Judge Friedlander to retire in Augustby Judicial Branch of Indiana on February 25, 2015
INDIANAPOLIS – Court of Appeals Judge Ezra H. Friedlander has submitted his resignation to Gov. Mike Pence, effective Aug. 31, 2015.
At retirement, Judge Friedlander will have served on the Court for more than 22 years and practiced law for 50 years. He will retire just shy of the mandatory retirement age for judges of 75, in December 2016. “I thought 50 years was a good time,” Judge Friedlander said. “When you’ve done something for 50 years, it’s a good milestone.”
In his letter to the governor, Judge Friedlander said, “It is my hope that I have been of valuable service to the citizens of the State of Indiana. I personally value having been able to be of service to the citizens of our State.”
Judge Friedlander said he is submitting his resignation now to give the governor and the Indiana Judicial Nominating Commission adequate time to appoint his replacement. The merit selection process to fill Judge Friedlander’s position will include an application and interview. The final selection is made by the Governor. The Judicial Nominating Commission will release details about the process on March 2.
Judge Friedlander was appointed by Gov. Evan Bayh and joined the Court of Appeals in January 1993. He was retained by election in 1996 and 2006. He has written 3,000 majority opinions and voted on more than 6,000 other cases. He said his career highlights include the opportunity to work with the court’s outstanding members past and present, and with the Indiana Supreme Court. He is especially proud of having started the Conference for Legal Education Opportunity summer internship program, or CLEO.
Chief Judge Nancy H. Vaidik said, “Judge Friedlander will be greatly missed for many reasons including his solid and sensible judicial opinions, his consummate collegiality, and his dedication to bringing diversity to the legal profession.”
Before his appointment, Judge Friedlander’s private legal practice included significant trial and transactional practice, mainly representing small businesses. He also served as a deputy prosecutor in Lake County and Marion County and was corporation counsel for the Indiana Secretary of State, in which capacity he drafted Indiana’s then-new not-for-profit corporation act.

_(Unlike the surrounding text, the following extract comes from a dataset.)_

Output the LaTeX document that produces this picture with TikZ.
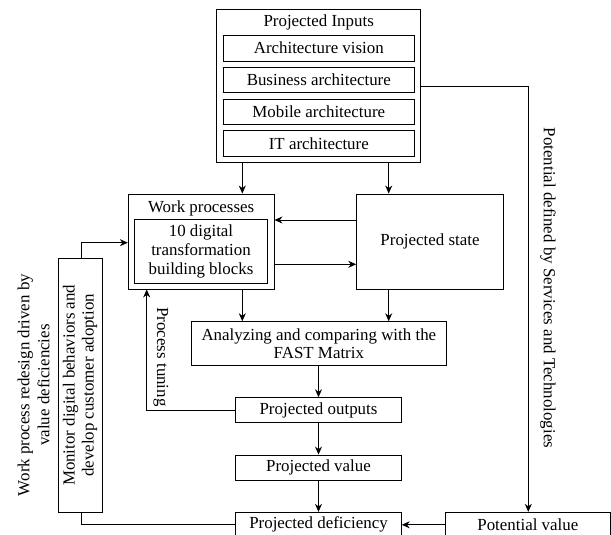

Judge Friedlander’s many legal and community activities include service on the Indiana State Bar Association Board of Governors and as Chairman of its Young Lawyers Section; the Indiana Bar Foundation; the Indiana University Foundation Board of Directors and Dean’s Advisory Board of the College of Arts and Sciences. He and his wife, Linda, are current members of IU’s Herron School of Art advisory board.
He has two children and four grandchildren.
The Court of Appeals is Indiana’s second highest court. The 15-member Court is asked to consider about 4,000 cases per year and decides about 2,000 by majority opinion each year. Members are appointed from geographic districts but its three-judge panels do not sit by district.
Judge Friedlander represents the Court’s Second District, which comprises 19 central Indiana counties, including Marion, Hamilton, Madison and Tippecanoe counties.